_Instructions to follow_
Transcribe the listing in full, excluding any pictures.

_Collected material_
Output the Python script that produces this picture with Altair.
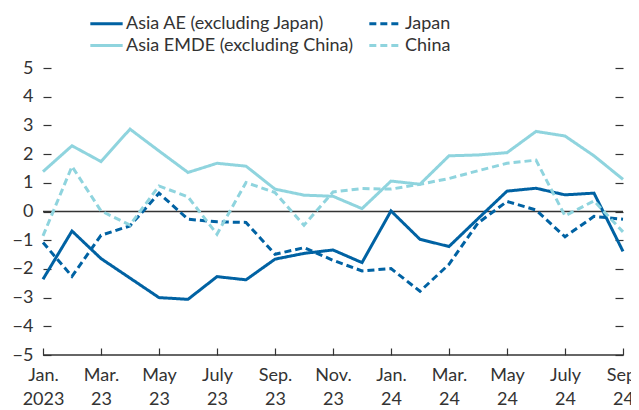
import json
import altair as alt
import pandas as pd

series = ["Asia AE (excluding Japan)", "Japan", "Asia EMDE (excluding China)", "China"]
colors = ["#0062a3", "#0062a3", "#8fd4de", "#8fd4de"]
dashes = [[1, 0], [7, 4], [1, 0], [7, 4]]

months = list(range(21))  # Jan 2023 .. Sep 2024
tick_values = [0, 2, 4, 6, 8, 10, 12, 14, 16, 18, 20]
tick_labels = ["Jan.|2023", "Mar.|23", "May|23", "July|23", "Sep.|23", "Nov.|23",
               "Jan.|24", "Mar.|24", "May|24", "July|24", "Sep.|24"]

asia_ae = [-2.36, -0.68, -1.64, -2.32, -3.0, -3.06, -2.27, -2.38, -1.66, -1.46, -1.34,
           -1.78, 0.02, -0.97, -1.22, -0.25, 0.71, 0.81, 0.58, 0.64, -1.39]
japan = [-1.08, -2.26, -0.83, -0.5, 0.64, -0.27, -0.36, -0.38, -1.49, -1.26, -1.7,
         -2.07, -1.99, -2.78, -1.84, -0.4, 0.35, 0.05, -0.88, -0.17, -0.27]
asia_emde = [1.39, 2.29, 1.74, 2.87, 2.11, 1.36, 1.68, 1.58, 0.78, 0.57, 0.53,
             0.1, 1.06, 0.95, 1.94, 1.97, 2.05, 2.79, 2.63, 1.94, 1.12]
china = [-0.85, 1.57, 0.02, -0.47, 0.89, 0.51, -0.79, 1.01, 0.66, -0.48, 0.68,
         0.8, 0.78, 0.95, 1.15, 1.42, 1.68, 1.79, -0.15, 0.37, -0.71]

values = [asia_ae, japan, asia_emde, china]
rows = []
for name, vals in zip(series, values):
    for m, v in zip(months, vals):
        rows.append({"series": name, "month": m, "value": v})
df = pd.DataFrame(rows)

rules_df = pd.DataFrame({"v": [0, -5]})

FONT = "Lato"
TEXT = "#333333"
FS = 18

label_expr = "split(" + json.dumps(tick_labels).replace('"', "'") + "[datum.value/2], '|')"

x_scale = alt.Scale(domain=[0, 20], nice=False, zero=False)
y_scale = alt.Scale(domain=[-5, 5], nice=False, zero=False)

legend = alt.Legend(
    title=None, orient="none", legendX=51, legendY=-57, columns=2,
    direction="horizontal",
    symbolType="M-1.47,0L1.47,0", symbolSize=484, symbolStrokeWidth=3,
    labelFontSize=FS, labelFont=FONT, labelColor=TEXT, labelLimit=400,
    labelOffset=7, columnPadding=9, rowPadding=0, padding=0,
)

lines = alt.Chart(df).mark_line(strokeWidth=3).encode(
    x=alt.X("month:Q", scale=x_scale, axis=alt.Axis(
        values=tick_values, labelExpr=label_expr, title=None, grid=False,
        domain=False, offset=-7, tickSize=7, tickColor=TEXT, tickWidth=1.2,
        labelFlush=False, labelOverlap=False, labelPadding=11,
        labelFontSize=FS, labelFont=FONT, labelColor=TEXT, labelLineHeight=24)),
    y=alt.Y("value:Q", scale=y_scale, axis=alt.Axis(
        orient="left", values=list(range(-5, 6)), format="d", title=None, grid=False,
        domain=False, offset=-8, tickSize=8, tickColor=TEXT, tickWidth=1.2,
        labelPadding=10, labelFontSize=FS, labelFont=FONT, labelColor=TEXT)),
    color=alt.Color("series:N", scale=alt.Scale(domain=series, range=colors), legend=legend),
    strokeDash=alt.StrokeDash("series:N", scale=alt.Scale(domain=series, range=dashes), legend=legend),
    order=alt.Order("month:Q"),
)

rules = alt.Chart(rules_df).mark_rule(color=TEXT, strokeWidth=1.3).encode(
    y=alt.Y("v:Q", scale=y_scale, axis=alt.Axis(
        orient="right", values=list(range(-5, 6)), labels=False, title=None, grid=False,
        domain=False, offset=-8, tickSize=8, tickColor=TEXT, tickWidth=1.2)),
)

chart = alt.layer(rules, lines).resolve_axis(y="independent").properties(
    width=580, height=287,
    autosize=alt.AutoSizeParams(type="none"),
    padding={"left": 35, "top": 60, "right": 8, "bottom": 54},
).configure_view(stroke=None)

chart.save("out.html", embed_options={"renderer": "svg", "actions": False})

_Problem solution_
Output the Python script that produces this picture with Altair.
import json
import altair as alt
import pandas as pd

series = ["Asia AE (excluding Japan)", "Japan", "Asia EMDE (excluding China)", "China"]
colors = ["#0062a3", "#0062a3", "#8fd4de", "#8fd4de"]
dashes = [[1, 0], [7, 4], [1, 0], [7, 4]]

months = list(range(21))  # Jan 2023 .. Sep 2024
tick_values = [0, 2, 4, 6, 8, 10, 12, 14, 16, 18, 20]
tick_labels = ["Jan.|2023", "Mar.|23", "May|23", "July|23", "Sep.|23", "Nov.|23",
               "Jan.|24", "Mar.|24", "May|24", "July|24", "Sep.|24"]

asia_ae = [-2.36, -0.68, -1.64, -2.32, -3.0, -3.06, -2.27, -2.38, -1.66, -1.46, -1.34,
           -1.78, 0.02, -0.97, -1.22, -0.25, 0.71, 0.81, 0.58, 0.64, -1.39]
japan = [-1.08, -2.26, -0.83, -0.5, 0.64, -0.27, -0.36, -0.38, -1.49, -1.26, -1.7,
         -2.07, -1.99, -2.78, -1.84, -0.4, 0.35, 0.05, -0.88, -0.17, -0.27]
asia_emde = [1.39, 2.29, 1.74, 2.87, 2.11, 1.36, 1.68, 1.58, 0.78, 0.57, 0.53,
             0.1, 1.06, 0.95, 1.94, 1.97, 2.05, 2.79, 2.63, 1.94, 1.12]
china = [-0.85, 1.57, 0.02, -0.47, 0.89, 0.51, -0.79, 1.01, 0.66, -0.48, 0.68,
         0.8, 0.78, 0.95, 1.15, 1.42, 1.68, 1.79, -0.15, 0.37, -0.71]

values = [asia_ae, japan, asia_emde, china]
rows = []
for name, vals in zip(series, values):
    for m, v in zip(months, vals):
        rows.append({"series": name, "month": m, "value": v})
df = pd.DataFrame(rows)

rules_df = pd.DataFrame({"v": [0, -5]})

FONT = "Lato"
TEXT = "#333333"
FS = 18

label_expr = "split(" + json.dumps(tick_labels).replace('"', "'") + "[datum.value/2], '|')"

x_scale = alt.Scale(domain=[0, 20], nice=False, zero=False)
y_scale = alt.Scale(domain=[-5, 5], nice=False, zero=False)

legend = alt.Legend(
    title=None, orient="none", legendX=51, legendY=-57, columns=2,
    direction="horizontal",
    symbolType="M-1.47,0L1.47,0", symbolSize=484, symbolStrokeWidth=3,
    labelFontSize=FS, labelFont=FONT, labelColor=TEXT, labelLimit=400,
    labelOffset=7, columnPadding=9, rowPadding=0, padding=0,
)

lines = alt.Chart(df).mark_line(strokeWidth=3).encode(
    x=alt.X("month:Q", scale=x_scale, axis=alt.Axis(
        values=tick_values, labelExpr=label_expr, title=None, grid=False,
        domain=False, offset=-7, tickSize=7, tickColor=TEXT, tickWidth=1.2,
        labelFlush=False, labelOverlap=False, labelPadding=11,
        labelFontSize=FS, labelFont=FONT, labelColor=TEXT, labelLineHeight=24)),
    y=alt.Y("value:Q", scale=y_scale, axis=alt.Axis(
        orient="left", values=list(range(-5, 6)), format="d", title=None, grid=False,
        domain=False, offset=-8, tickSize=8, tickColor=TEXT, tickWidth=1.2,
        labelPadding=10, labelFontSize=FS, labelFont=FONT, labelColor=TEXT)),
    color=alt.Color("series:N", scale=alt.Scale(domain=series, range=colors), legend=legend),
    strokeDash=alt.StrokeDash("series:N", scale=alt.Scale(domain=series, range=dashes), legend=legend),
    order=alt.Order("month:Q"),
)

rules = alt.Chart(rules_df).mark_rule(color=TEXT, strokeWidth=1.3).encode(
    y=alt.Y("v:Q", scale=y_scale, axis=alt.Axis(
        orient="right", values=list(range(-5, 6)), labels=False, title=None, grid=False,
        domain=False, offset=-8, tickSize=8, tickColor=TEXT, tickWidth=1.2)),
)

chart = alt.layer(rules, lines).resolve_axis(y="independent").properties(
    width=580, height=287,
    autosize=alt.AutoSizeParams(type="none"),
    padding={"left": 35, "top": 60, "right": 8, "bottom": 54},
).configure_view(stroke=None)

chart.save("out.html", embed_options={"renderer": "svg", "actions": False})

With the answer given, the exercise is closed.